More than 600 CEOs and human resource managers at local and global companies discussed the latest trends in building an engaged, efficient and loyal workforce at a workshop yesterday in HCM City.
The event, titled “Driving sustainable growth through happier workforce”, was a forum for leaders and managers to share advanced methods for human resource management, Thanh Nguyen, CEO of Anphabe, an agency that offers solutions for employer branding, said.
Twenty five speakers discussed five topics: happiness trends, happiness essentials, happiness and business, happiness leadership, and happiness innovation.
Nguyen Thi Bich Van, chairwoman of Unilever Vietnam, which employs more than 1,700 employees, said companies need to transform in the new setting in terms of human resource management.
“Know-it-all leaders no longer exist. Servant leadership is the new norm.”
Managers need to empower their employees, recognise their value and take more time to talk with their employees to build trust and improve employees’ engagement, she said.
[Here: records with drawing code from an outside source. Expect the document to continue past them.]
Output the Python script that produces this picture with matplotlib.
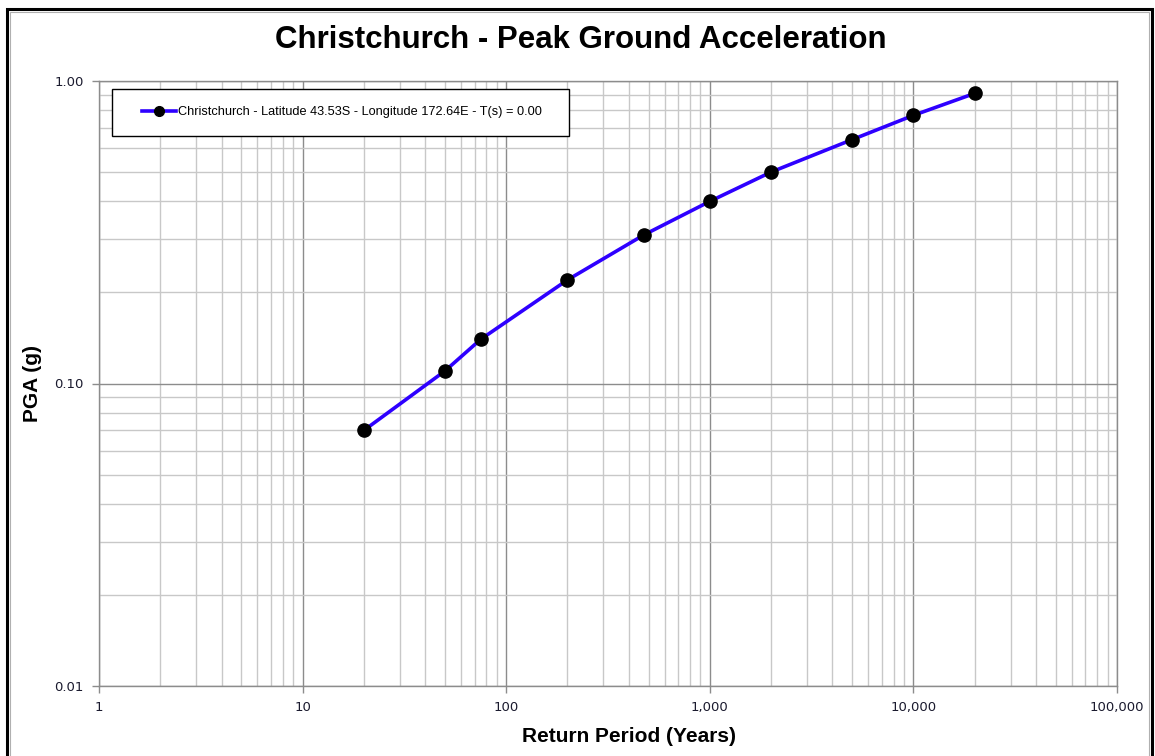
import matplotlib
matplotlib.use("Agg")
from matplotlib import pyplot as plt
from matplotlib.patches import Rectangle
from matplotlib.legend_handler import HandlerLine2D
from matplotlib.ticker import FixedLocator, FuncFormatter, LogLocator, NullFormatter

# Hazard curve for Christchurch, PGA against return period
return_period = [20, 50, 75, 200, 475, 1000, 2000, 5000, 10000, 20000]
pga = [0.07, 0.11, 0.14, 0.22, 0.31, 0.40, 0.50, 0.64, 0.77, 0.91]

series_label = "Christchurch - Latitude 43.53S - Longitude 172.64E - T(s) = 0.00"
title = "Christchurch - Peak Ground Acceleration"
x_title = "Return Period (Years)"
y_title = "PGA (g)"

x_ticks = [1, 10, 100, 1000, 10000, 100000]
y_ticks = [0.01, 0.1, 1.0]

W, H = 1155, 756
fig = plt.figure(figsize=(W / 100, H / 100), dpi=100)
ax = fig.add_axes([99 / W, 1 - 686 / H, (1117 - 99) / W, (686 - 81) / H])

ax.plot(return_period, pga, color="#2e00ff", lw=2.6, marker="o", ms=9.5,
        markerfacecolor="black", markeredgecolor="black", label=series_label, zorder=3)

ax.set_xscale("log")
ax.set_yscale("log")
ax.set_xlim(1, 100000)
ax.set_ylim(0.01, 1.0)

ax.xaxis.set_major_locator(FixedLocator(x_ticks))
ax.yaxis.set_major_locator(FixedLocator(y_ticks))
ax.xaxis.set_minor_locator(LogLocator(base=10, subs=range(2, 10), numticks=20))
ax.yaxis.set_minor_locator(LogLocator(base=10, subs=range(2, 10), numticks=20))
ax.xaxis.set_minor_formatter(NullFormatter())
ax.yaxis.set_minor_formatter(NullFormatter())
ax.xaxis.set_major_formatter(FuncFormatter(lambda v, p: f"{v:,.0f}"))
ax.yaxis.set_major_formatter(FuncFormatter(lambda v, p: f"{v:.2f}"))

ax.grid(which="major", color="#8c8c8c", lw=1.0)
ax.grid(which="minor", color="#c8c8c8", lw=1.0)
ax.set_axisbelow(True)
for s in ax.spines.values():
    s.set_color("#8c8c8c")
    s.set_linewidth(1.0)

ax.tick_params(which="major", length=5, width=1, color="#8c8c8c",
               labelsize=9.5, labelcolor="#1a1a2e", pad=6)
ax.tick_params(which="minor", length=0)

fig.text(0.5025, 1 - 40 / H, title, ha="center", va="center", fontsize=22.5,
         fontweight="bold", family="Liberation Sans")
fig.text(629 / W, 1 - 736 / H, x_title, ha="center", va="center", fontsize=15,
         fontweight="bold", family="Liberation Sans")
fig.text(33 / W, 1 - 384 / H, y_title, ha="center", va="center", rotation=90,
         fontsize=15, fontweight="bold", family="Liberation Sans")

# legend box spans a fixed width, key line indented from the left edge
fs = 9.2
fs_px = fs * 100 / 72
pad = 1.35
box_x0 = (112 - 99) / 1018
box_w = (569 - 112) / 1018
box_top = (686 - 89) / 605
leg = ax.legend(loc="upper left", bbox_to_anchor=(box_x0, box_top - 0.2, box_w, 0.2),
                mode="expand", fancybox=False, framealpha=1, edgecolor="black",
                prop={"family": "Liberation Sans", "size": fs},
                borderpad=pad, borderaxespad=0,
                handlelength=(176 - 112 - pad * fs_px) / fs_px,
                handletextpad=0.15,
                handler_map={ax.get_lines()[0]: HandlerLine2D(xpad=(142 - 112 - pad * fs_px) / fs_px)})
leg.get_frame().set_linewidth(1.0)
leg.get_lines()[0].set_markersize(7)

# chart frame around the whole figure
fig.patches.append(Rectangle((7 / W, -0.01), (1152 - 7) / W, 1 - 9 / H + 0.01,
                             transform=fig.transFigure, fill=False, edgecolor="black", lw=2.2))
fig.patches.append(Rectangle((10 / W, -0.01), (1149 - 10) / W, 1 - 12 / H + 0.01,
                             transform=fig.transFigure, fill=False, edgecolor="#b0b0b0", lw=0.8))

fig.savefig("out.png", dpi=100)
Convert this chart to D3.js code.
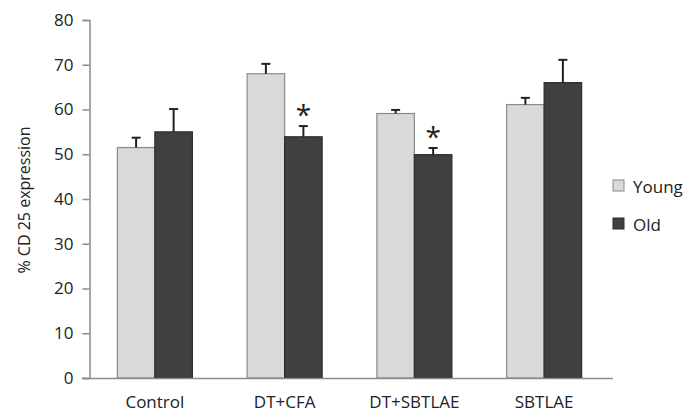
<!DOCTYPE html>
<html><head><meta charset="utf-8">
<script src="https://cdn.jsdelivr.net/npm/d3@7"></script>
<style>body{margin:0;background:#fff}svg{display:block}text{font-family:"Open Sans",sans-serif;fill:#222}</style>
</head><body>
<script>
const categories = ["Control","DT+CFA","DT+SBTLAE","SBTLAE"];
const seriesNames = ["Young","Old"];
const youngValues = [51.5, 68.0, 59.1, 61.1];
const youngErrors = [2.2, 2.2, 0.8, 1.5];
const oldValues = [55.0, 53.9, 49.9, 66.0];
const oldErrors = [5.1, 2.4, 1.5, 5.1];
const oldSignificant = [false, true, true, false];
const yTicks = [0,10,20,30,40,50,60,70,80];
const yLabel = "% CD 25 expression";

const W=700,H=416;
const svg=d3.select("body").append("svg").attr("width",W).attr("height",H);
const y=d3.scaleLinear().domain([0,80]).range([378,20]);
const x=d3.scaleBand().domain(categories).range([90,609]);
const xs=d3.scaleBand().domain(seriesNames).range([0,75]);
const colors={Young:"#d9d9d9",Old:"#404040"};
const strokes={Young:"#8a8a8a",Old:"#2a2a2a"};

// y axis
const ya=svg.append("g").attr("transform","translate(89.5,0)")
  .call(d3.axisLeft(y).tickValues(yTicks).tickSize(7).tickPadding(9));
ya.select(".domain").attr("stroke","#8c8c8c").attr("stroke-width",1.5);
ya.selectAll(".tick line").attr("stroke","#8c8c8c").attr("stroke-width",1.5);
ya.selectAll(".tick text").attr("font-size",17).attr("font-family","Open Sans, sans-serif").attr("fill","#222");

const data=[];
categories.forEach((c,i)=>{
  data.push({c,s:"Young",v:youngValues[i],e:youngErrors[i],sig:false});
  data.push({c,s:"Old",v:oldValues[i],e:oldErrors[i],sig:oldSignificant[i]});
});
const off=(x.bandwidth()-75)/2;
const g=svg.append("g");
g.selectAll("rect").data(data).join("rect")
  .attr("x",d=>x(d.c)+off+xs(d.s))
  .attr("y",d=>y(d.v)).attr("width",xs.bandwidth()).attr("height",d=>y(0)-y(d.v))
  .attr("fill",d=>colors[d.s]).attr("stroke",d=>strokes[d.s]).attr("stroke-width",1.2);
// error bars
data.forEach(d=>{
  const cx=x(d.c)+off+xs(d.s)+xs.bandwidth()/2;
  g.append("line").attr("x1",cx).attr("x2",cx).attr("y1",y(d.v)).attr("y2",y(d.v+d.e)).attr("stroke","#222").attr("stroke-width",2);
  g.append("line").attr("x1",cx-4.5).attr("x2",cx+4.5).attr("y1",y(d.v+d.e)).attr("y2",y(d.v+d.e)).attr("stroke","#222").attr("stroke-width",2);
  if(d.sig) g.append("text").attr("x",cx).attr("y",y(d.v+d.e)-1).attr("text-anchor","middle").attr("font-size",28).attr("fill","#222").text("*");
});
// x axis
svg.append("line").attr("x1",82).attr("x2",613).attr("y1",378.5).attr("y2",378.5).attr("stroke","#8c8c8c").attr("stroke-width",1.5);
svg.append("g").selectAll("text").data(categories).join("text")
  .attr("x",c=>x(c)+x.bandwidth()/2).attr("y",408).attr("text-anchor","middle").attr("font-size",17).text(c=>c);
// y label
svg.append("text").attr("transform","translate(30,200) rotate(-90)").attr("text-anchor","middle").attr("font-size",16).text(yLabel);
// legend
const lg=svg.append("g").selectAll("g").data(seriesNames).join("g").attr("transform",(s,i)=>`translate(613,${180+i*38})`);
lg.append("rect").attr("width",11).attr("height",11).attr("fill",s=>colors[s]).attr("stroke",s=>strokes[s]);
lg.append("text").attr("x",20).attr("y",12.5).attr("font-size",17).text(s=>s);
</script>
</body></html>
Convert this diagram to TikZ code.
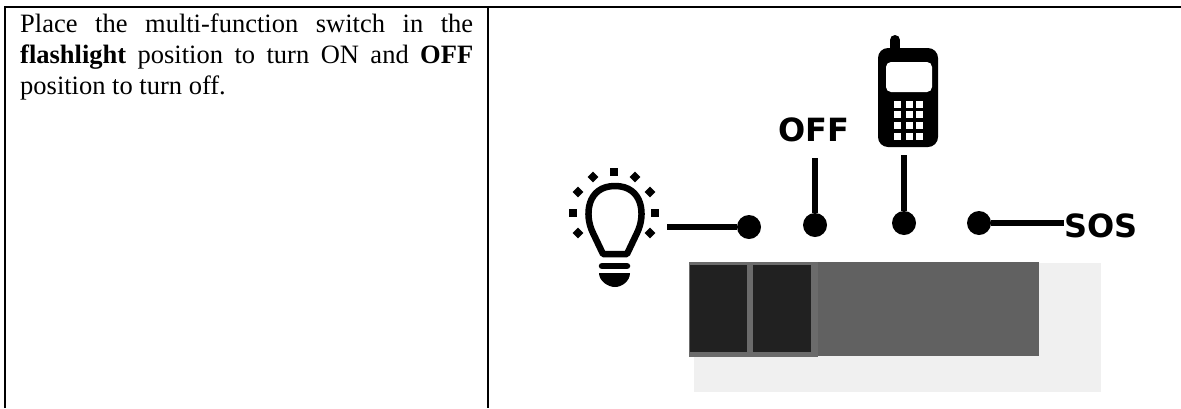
\documentclass[tikz,border=0pt]{standalone}
\usepackage{fontspec}
\setmainfont{Liberation Serif}
\newfontfamily\labelfont{DejaVu Sans}
\tikzset{
	rule/.style={line width=2.3pt, color=black},
	wire/.style={line width=5.5pt, color=black},
	pin/.style={circle, fill=black, inner sep=0pt, minimum size=24pt},
	poslabel/.style={inner sep=0pt, font=\labelfont\bfseries\fontsize{32}{32}\selectfont},
	ray/.style={fill=black, inner sep=0pt, minimum size=7.5pt},
	key/.style={fill=white, inner sep=0pt, minimum size=7pt},
	notetext/.style={inner sep=0pt, text width=453pt, align=justify, font=\fontsize{26.5}{31}\selectfont}
}

\begin{document}
\begin{tikzpicture}[x=1pt, y=-1pt]
		%%%%% START %%%%%
		\useasboundingbox (0, 0) rectangle (1181, 408);

		% table lines
		\draw[rule] (5, 408) -- (5, 7) -- (1181, 7);
		\draw[rule] (488, 7) -- (488, 408);

		\node[notetext, anchor=north west] (note) at (20, 14) {\hyphenpenalty=10000\tolerance=9999 Place the multi-function switch in the \textbf{flashlight} position to turn ON and \textbf{OFF} position to turn off.\par};

		% switch
		\fill[color=black!6] (694, 263) rectangle (1101, 392);
		\fill[color=black!62] (689, 262) rectangle (1039, 356);
		\fill[color=black!58] (689, 262) rectangle (818, 357);
		\fill[color=black!87] (690, 265) rectangle (747, 352);
		\fill[color=black!87] (753, 265) rectangle (811, 352);

		% bulb
		\draw[line width=6.5pt, join=round] (603, 254) -- (593, 233) .. controls (584, 215) and (587, 186) .. (615, 186) .. controls (643, 186) and (646, 215) .. (637, 233) -- (627, 254) -- cycle;
		\draw[line width=6.5pt, line cap=round] (602, 266) -- (627, 266);
		\fill (599, 273) -- (630, 273) .. controls (630, 281) and (622, 287) .. (615, 287) .. controls (608, 287) and (599, 281) .. (599, 273) -- cycle;
		\foreach \x/\y in {614/172, 573/213, 655/213}
			\node[ray] (ray\x\y) at (\x, \y) {};
		\foreach \x/\y in {593/177, 635/177, 578/192, 650/192, 578/233, 650/233}
			\node[ray, rotate=45] (ray\x\y) at (\x, \y) {};

		% phone
		\draw[line width=10pt, line cap=round] (895, 40) -- (895, 55);
		\fill[rounded corners=10pt] (878, 48) rectangle (938, 147);
		\fill[color=white, rounded corners=5pt] (886, 62) rectangle (932, 92);
		\foreach \x in {897, 909, 919}
			\foreach \y in {104, 114, 125, 136}
				\node[key] (key\x\y) at (\x, \y) {};

		% positions
		\node[pin] (flash) at (749, 227) {};
		\node[pin] (off) at (815, 225) {};
		\node[pin] (phone) at (904, 223) {};
		\node[pin] (sos) at (979, 223) {};
		\node[poslabel] (offlabel) at (814, 130) {OFF};
		\node[poslabel] (soslabel) at (1101, 226) {SOS};

		\coordinate (flashend) at (667, 227);
		\coordinate (offend) at (815, 158);
		\coordinate (phoneend) at (904, 155);

		\draw[wire] (flashend) -- (flash);
		\draw[wire] (offend) -- (off);
		\draw[wire] (phoneend) -- (phone);
		\draw[wire] (sos) -- (soslabel.west |- sos);
		%%%%% END %%%%%
	\end{tikzpicture}
\end{document}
“The best place to work is where people leave milestones of life, where their heart and mind belong, and where they can grow.”
Le Quy Don, human resources director at Heineken Vietnam, said not only human resource executives but also all other leaders and managers should be involved in building and improving employee engagement.
“CEOs and managers should regularly meet and have a straight talk with their employees to understand their concerns and address their problems in a timely manner.
“It is one of the important factors to build employees’ trust as well as their engagement.”
Phillippe Richart, general director of Siam City Cement Vietnam, agreed that communicating is very important.
“We spend a lot of time communicating with employees. When employees meet their managers, they are able to express their concerns. [It helps] build trust and transparency.
Human resources should be part of business models and strategies in every department, he added.
Stephen James Clark, country head & CEO, Prudential Vietnam, said: “It is always challenging in today’s fast moving world. We have to recognise that younger people have different views to careers.
“In Viet Nam, it is not unusual to see people move within two or three years from one organisation to another.”
“We need to provide skills that allow people to develop and make a contribution to the success of their organisation. That is win-win.
“We need to recognise that a city like HCM City is very stressful. Things like work-life balance are also important.
“We should be honest and transparent, and be humble and respect other people when we take the position of leaders.”
Viet Nam ‘Best Place to Work’ survey
At the workshop Anphabe launched the “Viet Nam Best Places to Work” survey.
This year the survey will focus on jobs, workforce and the working environment in the world of Industry 4.0.
The annual survey conducts in-depth measurements of employer brands and employee happiness at working for the top 500 businesses.
Based on assessments by employees in 26 industries, the 100 best places to work list will be drawn up.
The research methodology and rankings will be audited and advised by INTAGE Vietnam, a market research company.